A brief cannot be amended by urging errors in a motion for rehearing, which were not insisted upon in the original brief. The only proposition in the original brief which has not been, in effect, disposed of by the original opinion, was the proposition which challenged the verdict of the jury as having been based upon evidence which the jury obtained after it had retired to consider the case. The bill of exception upon this point shows that, after the jury had retired and deliberated a while, they returned into court and requested that a piece of. paper upon which the cashier of appellant bank had calculated the amounts due and payments made on the note in question, and which had not been offered in evidence, should be given them.

The court’s qualification to the bill shows that he made known the request of the jury to the attorneys of both plaintiff and defendant, and that by agreement of such attorneys, the slip of paper was delivered to the jury. In the court’s qualification it is further stated that one of the attorneys for appellant went to his office and got the paper, and handed it to the court for the purpose of having it submitted to the jury. While it was not proper for the jury to have this paper, which had not been introduced in evidence, under the circumstances stated by the court in his qualification of the bill of exception, the appellant has waived the error. Fields v. Haley (Tex. Civ. App.) 52 S. W. 115; National Bank of Dangerfield v. Ragland (Tex. Civ. App.) 51 S. W. 661.

The contention is further without merit, because appellant failed, in support of its motion for a new trial, to introduce any evidence showing that the paper was considered by the jury or that any injury resulted from the matter complained of. Dunman v. South Texas Lumber Co. (Tex. Civ. App.) 252 S. W. 274.

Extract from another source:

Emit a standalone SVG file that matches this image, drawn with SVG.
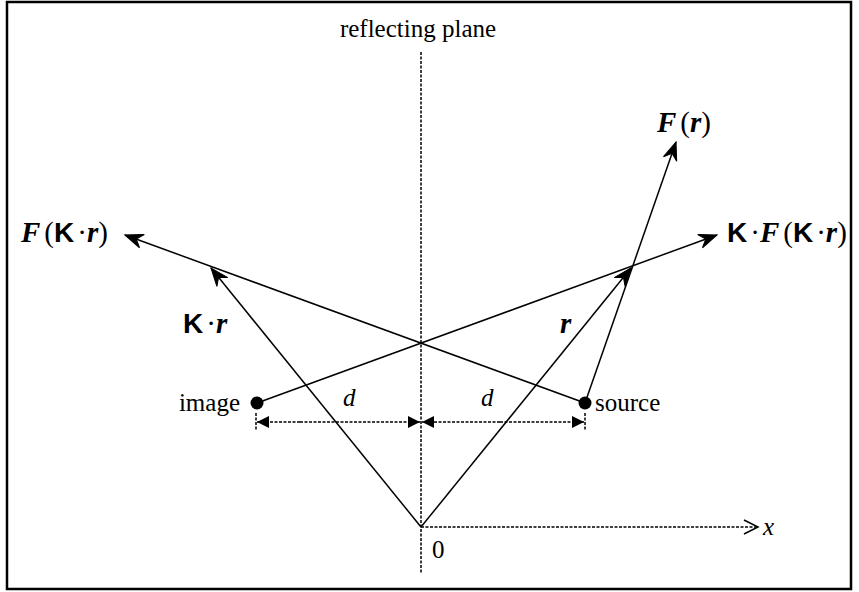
<svg xmlns="http://www.w3.org/2000/svg" width="859" height="592" viewBox="0 0 859 592">
<style>
.t{font-family:"Liberation Serif","Times New Roman",serif;font-size:25px;fill:#000}
.m{font-family:"Liberation Serif","Times New Roman",serif;font-size:29px;fill:#000}
.it{font-style:italic}
.bi{font-family:"Liberation Serif","Times New Roman",serif;font-style:italic;font-weight:bold}
.k{font-family:"Liberation Sans",Arial,sans-serif;font-weight:bold;font-size:28px}
.ln{stroke:#000;stroke-width:1.5;fill:none}
.dash{stroke:#000;stroke-width:1.5;fill:none;stroke-dasharray:3 1.5}
</style>
<defs>
<marker id="ah" markerUnits="userSpaceOnUse" markerWidth="24" markerHeight="20" viewBox="-20 -10 24 20" refX="0" refY="0" orient="auto">
<path d="M0,0 L-18,-7 L-12,0 L-18,7 Z" fill="#000" stroke="#000" stroke-width="1" stroke-linejoin="miter"/>
</marker>
<marker id="tri" markerUnits="userSpaceOnUse" markerWidth="16" markerHeight="14" viewBox="-14 -7 16 14" refX="0" refY="0" orient="auto">
<path d="M0,0 L-12,-6 L-12,6 Z" fill="#000"/>
</marker>
</defs>
<rect x="7" y="2" width="844" height="587" fill="#fff" stroke="#000" stroke-width="2.5"/>
<g id="connectors">
<line class="dash" x1="421" y1="52" x2="421" y2="574"/>
<line class="dash" x1="421" y1="527" x2="757" y2="527"/>
<polyline class="ln" points="744,520 758,527 744,534"/>
<line class="ln" x1="421" y1="527" x2="211" y2="268" marker-end="url(#ah)"/>
<line class="ln" x1="421" y1="527" x2="631" y2="268" marker-end="url(#ah)"/>
<line class="ln" x1="585" y1="403" x2="125" y2="235" marker-end="url(#ah)"/>
<line class="ln" x1="257" y1="403" x2="717" y2="235" marker-end="url(#ah)"/>
<line class="ln" x1="585" y1="403" x2="676" y2="142" marker-end="url(#ah)"/>
<line class="dash" x1="256" y1="413" x2="256" y2="431"/>
<line class="dash" x1="585" y1="413" x2="585" y2="431"/>
<line class="dash" x1="300" y1="422" x2="257" y2="422" marker-end="url(#tri)"/>
<line class="dash" x1="300" y1="422" x2="420" y2="422" marker-end="url(#tri)"/>
<line class="dash" x1="500" y1="422" x2="422" y2="422" marker-end="url(#tri)"/>
<line class="dash" x1="500" y1="422" x2="584" y2="422" marker-end="url(#tri)"/>
</g>
<g id="image"><circle cx="257" cy="403" r="6.5" fill="#000"/><text class="t" x="240" y="411" text-anchor="end">image</text></g>
<g id="source"><circle cx="585" cy="403" r="6.5" fill="#000"/><text class="t" x="595" y="411">source</text></g>
<g id="plane"><text class="t" x="418" y="37" text-anchor="middle">reflecting plane</text></g>
<g id="origin"><text class="t" x="432" y="558">0</text></g>
<g id="xlabel"><text class="t it" x="763" y="535">x</text></g>
<g id="d1"><text class="t it" x="343" y="406">d</text></g>
<g id="d2"><text class="t it" x="481" y="406">d</text></g>
<g id="Fr"><text class="m" x="657" y="132"><tspan class="bi">F</tspan><tspan dx="4">(</tspan><tspan class="bi">r</tspan>)</text></g>
<g id="FKr"><text class="m" x="21" y="242"><tspan class="bi">F</tspan><tspan dx="4">(</tspan><tspan class="k">K</tspan><tspan dx="3">·</tspan><tspan class="bi">r</tspan>)</text></g>
<g id="KFKr"><text class="m" x="727" y="242"><tspan class="k">K</tspan><tspan dx="3">·</tspan><tspan class="bi">F</tspan><tspan dx="4">(</tspan><tspan class="k">K</tspan><tspan dx="3">·</tspan><tspan class="bi">r</tspan>)</text></g>
<g id="Kr"><text class="m" x="183" y="333"><tspan class="k">K</tspan><tspan dx="3">·</tspan><tspan class="bi">r</tspan></text></g>
<g id="r"><text class="m bi" x="560" y="333">r</text></g>
</svg>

The propositions urged by appellant in the original brief filed herein, except the one last above discussed, simply insist that under all of the evidence there were no matters of fact for the jury to pass upon, and that the court erred in failing to instruct a verdict for appellant, and therefore necessarily erred in submitting the issue inquiring whether any further amount was due on the note after the appellees made the payment of $1,684.21 on the 21st day of September, 1925. The issues submitted by the court presented practically the controlling issue in the case. Whether or not the act of the bank in accepting and cashing the check amounted to an accord and satisfaction was, under the pleadings and evidence, a material issue; but, in failing to brief the assignment based upon the court’s failure to submit the special issues, the error, if any, has been waived, and' cannot be considered now, however earnestly it may be urged in the motion for a rehearing.

Upon the issue submitted by the court, the evidence was conflicting. The cashier of the bank testified that he had given credit upon the note for all of the wheat which the-tenant, Knapp, had sold, applying the proceeds towards the extinguishment of the note. Metcalf testified that the bank never gave him credit for all the proceeds of the wheat, and “there was an amount of $218 which they did not give me credit for"; further, that the cashier told him that he would give credit for the $218 if Metcalf would renew the note. He was not cross-examined with reference to this statement.

It is clear from the verdict that the jury believed Metcalf’s testimony, and it is sufficient to support the jury’s finding that the payments previously made, together with the $1,684.21 finally paid on September 21st, had fully paid and discharged the indebtedness. So, whether the case be considered either upon the defense of accord and satisfaction, or payment in full, as found by the-jury, a proper judgment has been entered, and the motion is overruled.